In Europe, they have tried to solve these problems by creating a rule, committee or think tank. Initiatives such as the EU-wide Payments System Directive 2 have been delayed or thwarted by legacy institutions often on account of somewhat valid cybersecurity and fraud related concerns.
In the middle of all this analysis-paralysis, there’s stiff competition for innovation. While the West tries to regulate, the East continues to innovate. On their own, bitcoin and cryptocurrencies may not have been enough of a wake-up call for Western regulators. But China’s central bank digital currency, i.e., the DCEP (or Digital Currency and Electronic Payments) system has forced the issue on digital money. U.S. and European regulators recognize that if the future of money is Chinese, then China will be the power that dominates trade and military power.
China’s DCEP is a particularly interesting case because earlier this year U.S. sanctions practically debilitated Huawei. As a result, China recognizes it can no longer rely on an international system of money controlled by the U.S. or a domestic system of money controlled by Tencent and Ant Financial. Where does that leave a political system where the government is supposed to control everything? If it doesn’t control the money, it doesn’t control the payments, it does not have access to transactions. China’s DCEP is not an experiment; it’s imperative.
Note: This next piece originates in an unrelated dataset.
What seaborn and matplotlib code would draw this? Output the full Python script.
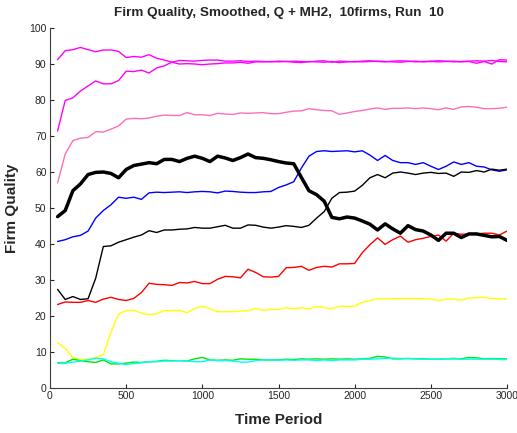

Now that the China fintech FOMO trumps crypto FUD, regulators are taking a very different approach to crypto. The regulators are saying, “Look, if this thing is going to happen anyways, then we might as well bring it into a banking framework and regulation as opposed to saying, let’s keep this crypto thing out into an unregulated sector of money.” This is why the Bank of England’s Deputy Governor Jon Cunliffe recently pronounced that “it is not the job of the regulators to protect banks against digital currencies.” He will ultimately prove to be the first of the many central bankers to say that out loud.